ステンレススチールブレスのモデルもあるので、ここは解釈が分かれるかもしれません。
A.ランゲアンドゾーネ オデュッセウス
2019年にA.ランゲアンドゾーネ初となるステンレススチール製の時計として誕生し、ラグスポに分類されることも多いオデュッセウス。
ただ、ケース直径40.5mm・厚さ11.1mmと、他のランゲシリーズに比べて少し大きくて厚い…素晴らしい時計ではあるのですが、ラグスポウォッチが欲しい!となるとこの価格帯なら元祖であるロイヤルオークを買う気がしてしまいます…。
オーデマ・ピゲ CODE 11.59
2019年、ランゲのオデュッセウスと同じ時期にロイヤルオーク有するオーデマピゲが、実に20年ぶりの新作ラインを発表。
当初は批判の渦だったというのが、ロイヤルオーク発表当時を彷彿とさせました。
これが21世紀のラグスポなのか、モードな雰囲気を携えた新しいジャンルなのかは誰にも分からず、もはや歴史に評価されるのを待つしか無いのでは、と考えています。
当初はホワイトゴールド or イエローゴールドのモデルしかありませんでしたが、ステンレススチールのモデルも増え、41mm(厚さ10.7mm)だけでなく38mm(厚さ9.6mm)のモデルも出てきました。
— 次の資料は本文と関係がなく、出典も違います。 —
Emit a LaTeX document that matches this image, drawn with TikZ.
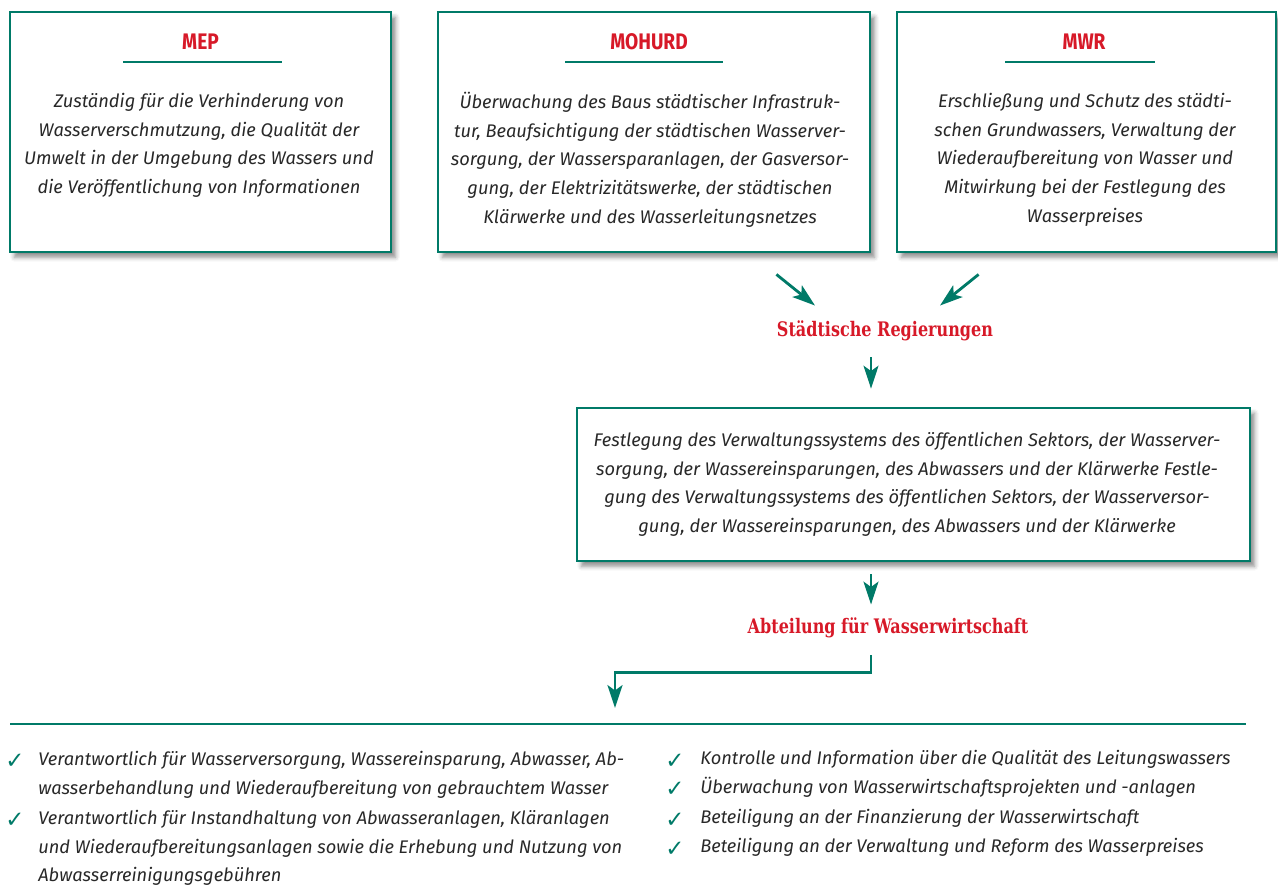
\documentclass[tikz,border=0pt]{standalone}
\usepackage{fontspec}
\setmainfont{Fira Sans}
\newfontfamily\slabfont[FakeStretch=0.8]{DejaVu Serif}
\newfontfamily\headfont[FakeStretch=0.85]{Fira Sans}
\newfontfamily\checkfont{DejaVu Sans}
\usetikzlibrary{arrows.meta,fit,shadows.blur}
\definecolor{wgreen}{RGB}{0,122,104}
\definecolor{wred}{RGB}{215,25,40}
\definecolor{wtext}{RGB}{40,40,40}

\tikzset{
  box/.style={draw=wgreen, line width=1.6pt, fill=white, inner sep=0pt,
    blur shadow={shadow xshift=2.5pt, shadow yshift=-3pt,
      shadow blur radius=2.5pt, shadow opacity=45}},
  head/.style={text=wred, inner sep=0pt,
    font=\headfont\bfseries\fontsize{12.8}{14}\selectfont},
  slab/.style={text=wred, inner sep=0pt,
    font=\slabfont\bfseries\fontsize{11.4}{13}\selectfont},
  txt/.style={align=center, text=wtext, inner sep=0pt,
    font=\itshape\fontsize{10.4}{16.3}\selectfont},
  item/.style={align=left, text=wtext, inner sep=0pt,
    font=\itshape\fontsize{10.4}{16.3}\selectfont},
  chk/.style={text=wgreen, inner sep=0pt,
    font=\checkfont\fontsize{13}{14}\selectfont},
  rule/.style={draw=wgreen, line width=1.6pt},
  arr/.style={draw=wgreen, line width=1.6pt,
    -{Stealth[length=13pt, width=8.5pt, inset=3pt]}}
}

\begin{document}
\begin{tikzpicture}[x=0.02cm, y=-0.02cm]
  \useasboundingbox (0,0) rectangle (1278,887);

  % the three ministries
  \node[box, fit={(10,12) (391,252)}] (mep) {};
  \node[box, fit={(438,12) (870,252)}] (mohurd) {};
  \node[box, fit={(897,12) (1276,252)}] (mwr) {};
  \foreach \name/\x/\l/\r in {MEP/200.5/123/282, MOHURD/649/565/723,
      MWR/1084/1005/1155}{
    \node[head] at (\x,42) {\name};
    \draw[rule] (\l,62) -- (\r,62);
  }
  \node[txt, anchor=north] (meptext) at (199,93) {Zuständig für die Verhinderung von\\
    Wasserverschmutzung, die Qualität der\\
    Umwelt in der Umgebung des Wassers und\\
    die Veröffentlichung von Informationen};
  \node[txt, anchor=north] (mohurdtext) at (650,92) {Überwachung des Baus städtischer Infrastruk-\\
    tur, Beaufsichtigung der städtischen Wasserver-\\
    sorgung, der Wassersparanlagen, der Gasversor-\\
    gung, der Elektrizitätswerke, der städtischen\\
    Klärwerke und des Wasserleitungsnetzes};
  \node[txt, anchor=north] (mwrtext) at (1085,93) {Erschließung und Schutz des städti-\\
    schen Grundwassers, Verwaltung der\\
    Wiederaufbereitung von Wasser und\\
    Mitwirkung bei der Festlegung des\\
    Wasserpreises};

  % city governments
  \node[slab] (regier) at (885,331) {Städtische Regierungen};
  \draw[arr] ([shift={(-95,21)}]mohurd.south east) -- ([shift={(-70,-15)}]regier.north);
  \draw[arr] ([shift={(83,21)}]mwr.south west) -- ([shift={(55,-15)}]regier.north);

  \node[box, fit={(577,408) (1250,561)}] (sektor) {};
  \node[txt, anchor=north] (sektortext) at (907,432) {Festlegung des Verwaltungssystems des öffentlichen Sektors, der Wasserver-\\
    sorgung, der Wassereinsparungen, des Abwassers und der Klärwerke Festle-\\
    gung des Verwaltungssystems des öffentlichen Sektors, der Wasserversor-\\
    gung, der Wassereinsparungen, des Abwassers und der Klärwerke};
  \draw[arr] ([shift={(-14,16)}]regier.south) -- ([shift={(-42.5,-18)}]sektor.north);

  % water department
  \node[slab] (abt) at (888,628) {Abteilung für Wasserwirtschaft};
  \draw[arr] ([shift={(-42.5,12)}]sektor.south) -- ([shift={(-17,-13)}]abt.north);
  \coordinate (drop) at (615,708);
  \draw[arr] ([shift={(-17,17)}]abt.south) -- ++(0,17) -| (drop);
  \draw[rule] (10,724) -- (1246,724);

  % tasks
  \node[chk] (c1) at (15,761) {✓};
  \node[item, anchor=north west] (t1) at (38,751) {Verantwortlich für Wasserversorgung, Wassereinsparung, Abwasser, Ab-\\
    wasserbehandlung und Wiederaufbereitung von gebrauchtem Wasser};
  \node[chk] (c2) at (15,820) {✓};
  \node[item, anchor=north west] (t2) at (38,810) {Verantwortlich für Instandhaltung von Abwasseranlagen, Kläranlagen\\
    und Wiederaufbereitungsanlagen sowie die Erhebung und Nutzung von\\
    Abwasserreinigungsgebühren};
  \foreach \y/\t in {759/Kontrolle und Information über die Qualität des Leitungswassers,
      787/Überwachung von Wasserwirtschaftsprojekten und -anlagen,
      818/Beteiligung an der Finanzierung der Wasserwirtschaft,
      847/Beteiligung an der Verwaltung und Reform des Wasserpreises}{
    \node[chk] at (675,\y+2) {✓};
    \node[item, anchor=west] at (700,\y) {\t};
  }
\end{tikzpicture}
\end{document}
38mmのモデルでステンレススチールのものがまだ無いため、出てきたら爆売れ間違いないだろうと思います。
まとめ:ラグスポの要件である「高級」「ステンレススチール(SS)製」「小さく薄い」を完全に満たす時計は少ない
16個の時計を紹介しましたが、その中でも全てのラグスポ要件を満たす時計は非常に少ないです。
特にケースの厚さが10mmを切る薄い時計は作るのが難しいため非常に少なく、150万以上は出さないと買えない、という状況です。
一生物として買う時計をどれにするか、ご自身の好みと合わせて決めるのが良いでしょう。